According to one of the officers at the scene, Jeffrey told him that “he did it for his father,” as if his father was somehow involved with the 9/11 terror attacks.
However, his family asserted that they do not have any connections to victims of the 9/11 attacks.
“It was probably the manifestation of a suicide fantasy. He doesn’t really want to die. But there’s just no stopping him when he’s having a psychotic break,” William explained.
The family further maintained that Jeffrey should have been receiving supervised, residential care for mentally ill individuals, but he has repeatedly been denied eligibility by various New York health agencies.
“My parents have been trying to get him in a home for mentally ill people for years but he keeps being deemed ineligible for some reason,” William said.

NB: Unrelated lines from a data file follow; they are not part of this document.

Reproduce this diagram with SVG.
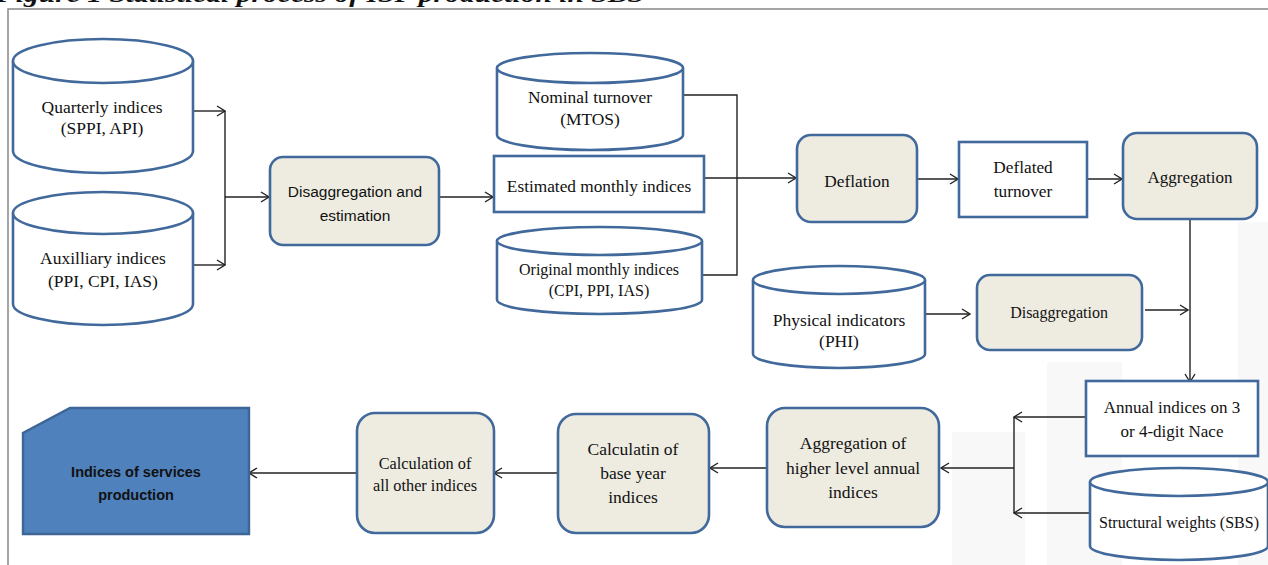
<svg xmlns="http://www.w3.org/2000/svg" width="1268" height="565" viewBox="0 0 1268 565">
<style>
.node{stroke:#41699b;stroke-width:2.6;}
.proc{fill:#eeece1;}
.data{fill:#ffffff;}
.serif{font-family:"Liberation Serif","Times New Roman",serif;fill:#111;text-anchor:middle;}
.sans{font-family:"Liberation Sans",Arial,sans-serif;fill:#111;text-anchor:middle;}
.conn{stroke:#222;stroke-width:1.4;fill:none;}
.wm{fill:#f8f8f8;}
</style>
<defs>
<marker id="arr" markerUnits="userSpaceOnUse" markerWidth="12" markerHeight="12" refX="9" refY="6" orient="auto">
<path d="M1,1 L9,6 L1,11" fill="none" stroke="#222" stroke-width="1.4"/>
</marker>
</defs>
<rect width="1268" height="565" fill="#ffffff"/>
<text x="-4" y="2" font-family="Liberation Serif,serif" font-style="italic" font-weight="bold" font-size="24" textLength="648" lengthAdjust="spacingAndGlyphs" fill="#111">Figure 1 Statistical process of ISP production in SBS</text>
<g id="watermark">
<rect class="wm" x="1238" y="222" width="30" height="343"/>
<rect class="wm" x="1047" y="362" width="75" height="203"/>
<rect class="wm" x="952" y="432" width="73" height="133"/>
</g>
<path d="M8,565 V9 H1268" fill="none" stroke="#888" stroke-width="1.5"/>

<g id="connectors">
<path class="conn" d="M193,111 H225" marker-end="url(#arr)"/>
<path class="conn" d="M193,265 H225" marker-end="url(#arr)"/>
<path class="conn" d="M225,111 V265"/>
<path class="conn" d="M225,197 H269" marker-end="url(#arr)"/>
<path class="conn" d="M439,197 H493" marker-end="url(#arr)"/>
<path class="conn" d="M683,95 H737 V275 H702"/>
<path class="conn" d="M704,178 H796" marker-end="url(#arr)"/>
<path class="conn" d="M917,179 H958" marker-end="url(#arr)"/>
<path class="conn" d="M1087,179 H1122" marker-end="url(#arr)"/>
<path class="conn" d="M1190,219 V382" marker-end="url(#arr)"/>
<path class="conn" d="M925,314 H970" marker-end="url(#arr)"/>
<path class="conn" d="M1145,310 H1188" marker-end="url(#arr)"/>
<path class="conn" d="M1086,417 H1014" marker-end="url(#arr)"/>
<path class="conn" d="M1090,513 H1014" marker-end="url(#arr)"/>
<path class="conn" d="M1014,417 V513"/>
<path class="conn" d="M1014,468 H941" marker-end="url(#arr)"/>
<path class="conn" d="M767,468 H710" marker-end="url(#arr)"/>
<path class="conn" d="M558,473 H494" marker-end="url(#arr)"/>
<path class="conn" d="M357,473 H249" marker-end="url(#arr)"/>
</g>

<g id="quarterly">
<path class="node data" d="M13,61 V151 A90,22 0 0 0 193,151 V61"/>
<ellipse class="node data" cx="103" cy="61" rx="90" ry="22"/>
<text class="serif" x="102" y="113" font-size="17.5">Quarterly indices</text>
<text class="serif" x="102" y="134" font-size="17.5">(SPPI, API)</text>
</g>
<g id="auxiliary">
<path class="node data" d="M13,213 V304 A90,21 0 0 0 193,304 V213"/>
<ellipse class="node data" cx="103" cy="213" rx="90" ry="21"/>
<text class="serif" x="103" y="264" font-size="17.5">Auxilliary indices</text>
<text class="serif" x="103" y="287" font-size="17.5">(PPI, CPI, IAS)</text>
</g>
<g id="disagg-est">
<rect class="node proc" x="270" y="157" width="169" height="88" rx="13"/>
<text class="sans" x="355" y="197" font-size="15.5">Disaggregation and</text>
<text class="sans" x="355" y="221" font-size="15.5">estimation</text>
</g>
<g id="nominal">
<path class="node data" d="M497,68 V135 A93,15 0 0 0 683,135 V68"/>
<ellipse class="node data" cx="590" cy="68" rx="93" ry="15"/>
<text class="serif" x="590" y="103" font-size="17.4">Nominal turnover</text>
<text class="serif" x="590" y="125" font-size="17.4">(MTOS)</text>
</g>
<g id="estimated">
<rect class="node data" x="494" y="156" width="210" height="56"/>
<text class="serif" x="599" y="192" font-size="17.3">Estimated monthly indices</text>
</g>
<g id="original">
<path class="node data" d="M497,241 V300 A102.5,14 0 0 0 702,300 V241"/>
<ellipse class="node data" cx="599.5" cy="241" rx="102.5" ry="14"/>
<text class="serif" x="599" y="275" font-size="16">Original monthly indices</text>
<text class="serif" x="599" y="296" font-size="16">(CPI, PPI, IAS)</text>
</g>
<g id="deflation">
<rect class="node proc" x="797" y="135" width="120" height="87" rx="14"/>
<text class="serif" x="857" y="187" font-size="17.3">Deflation</text>
</g>
<g id="deflated">
<rect class="node data" x="959" y="142" width="128" height="75"/>
<text class="serif" x="1023" y="173" font-size="17.3">Deflated</text>
<text class="serif" x="1023" y="197" font-size="17.3">turnover</text>
</g>
<g id="aggregation">
<rect class="node proc" x="1123" y="133" width="134" height="86" rx="14"/>
<text class="serif" x="1190" y="183" font-size="17">Aggregation</text>
</g>
<g id="physical">
<path class="node data" d="M753,280 V354 A86,14 0 0 0 925,354 V280"/>
<ellipse class="node data" cx="839" cy="280" rx="86" ry="14"/>
<text class="serif" x="839" y="326" font-size="17.5">Physical indicators</text>
<text class="serif" x="839" y="347" font-size="17.5">(PHI)</text>
</g>
<g id="disaggregation">
<rect class="node proc" x="977" y="275" width="165" height="75" rx="13"/>
<text class="serif" x="1059" y="318" font-size="16">Disaggregation</text>
</g>
<g id="annual">
<rect class="node data" x="1086" y="381" width="172" height="75"/>
<text class="serif" x="1172" y="413" font-size="17">Annual indices on 3</text>
<text class="serif" x="1172" y="437" font-size="17">or 4-digit Nace</text>
</g>
<g id="structural">
<path class="node data" d="M1090,482 V546 A89,14 0 0 0 1268,546 V482"/>
<ellipse class="node data" cx="1179" cy="482" rx="89" ry="14"/>
<text class="serif" x="1179" y="528" font-size="16">Structural weights (SBS)</text>
</g>
<g id="agg-higher">
<rect class="node proc" x="767" y="408" width="172" height="119" rx="18"/>
<text class="serif" x="853" y="449" font-size="17.5">Aggregation of</text>
<text class="serif" x="853" y="474" font-size="17.5">higher level annual</text>
<text class="serif" x="853" y="498" font-size="17.5">indices</text>
</g>
<g id="base-year">
<rect class="node proc" x="558" y="414" width="151" height="119" rx="18"/>
<text class="serif" x="633" y="455" font-size="17.5">Calculatin of</text>
<text class="serif" x="633" y="479" font-size="17.5">base year</text>
<text class="serif" x="633" y="503" font-size="17.5">indices</text>
</g>
<g id="all-other">
<rect class="node proc" x="357" y="413" width="137" height="120" rx="18"/>
<text class="serif" x="425" y="469" font-size="16.3">Calculation of</text>
<text class="serif" x="425" y="491" font-size="16.3">all other indices</text>
</g>
<g id="isp">
<polygon points="70,408 249,408 249,534 23,534 23,433" fill="#4f81bd" stroke="#3d6596" stroke-width="2.4"/>
<text class="sans" x="136" y="477" font-size="14.5" font-weight="bold">Indices of services</text>
<text class="sans" x="136" y="500" font-size="14.5" font-weight="bold">production</text>
</g>
</svg>
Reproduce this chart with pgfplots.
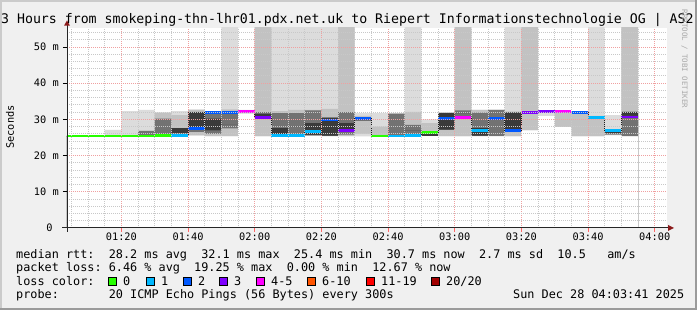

He also pointed to the financial and emotional burden placed on their elderly parents, who have been struggling to secure appropriate care for Jeffrey.
In response to the incident, the memorial’s reflecting pools had their water turned off temporarily and security measures have been heightened to prevent future incidents.
Designed to symbolize “absence made visible,” the memorial pools honor the 2,983 people who lost their lives in the 2001 terrorist attacks and the 1993 bombing of the World Trade Center.
The names of the victims are inscribed on bronze parapets surrounding the pools, and each pool represents a different aspect of the tragedy.
Jeffrey’s next court hearing is scheduled for November 28, where he will face charges of criminal mischief for the damage caused during his jump, including damage to the memorial’s light fixtures.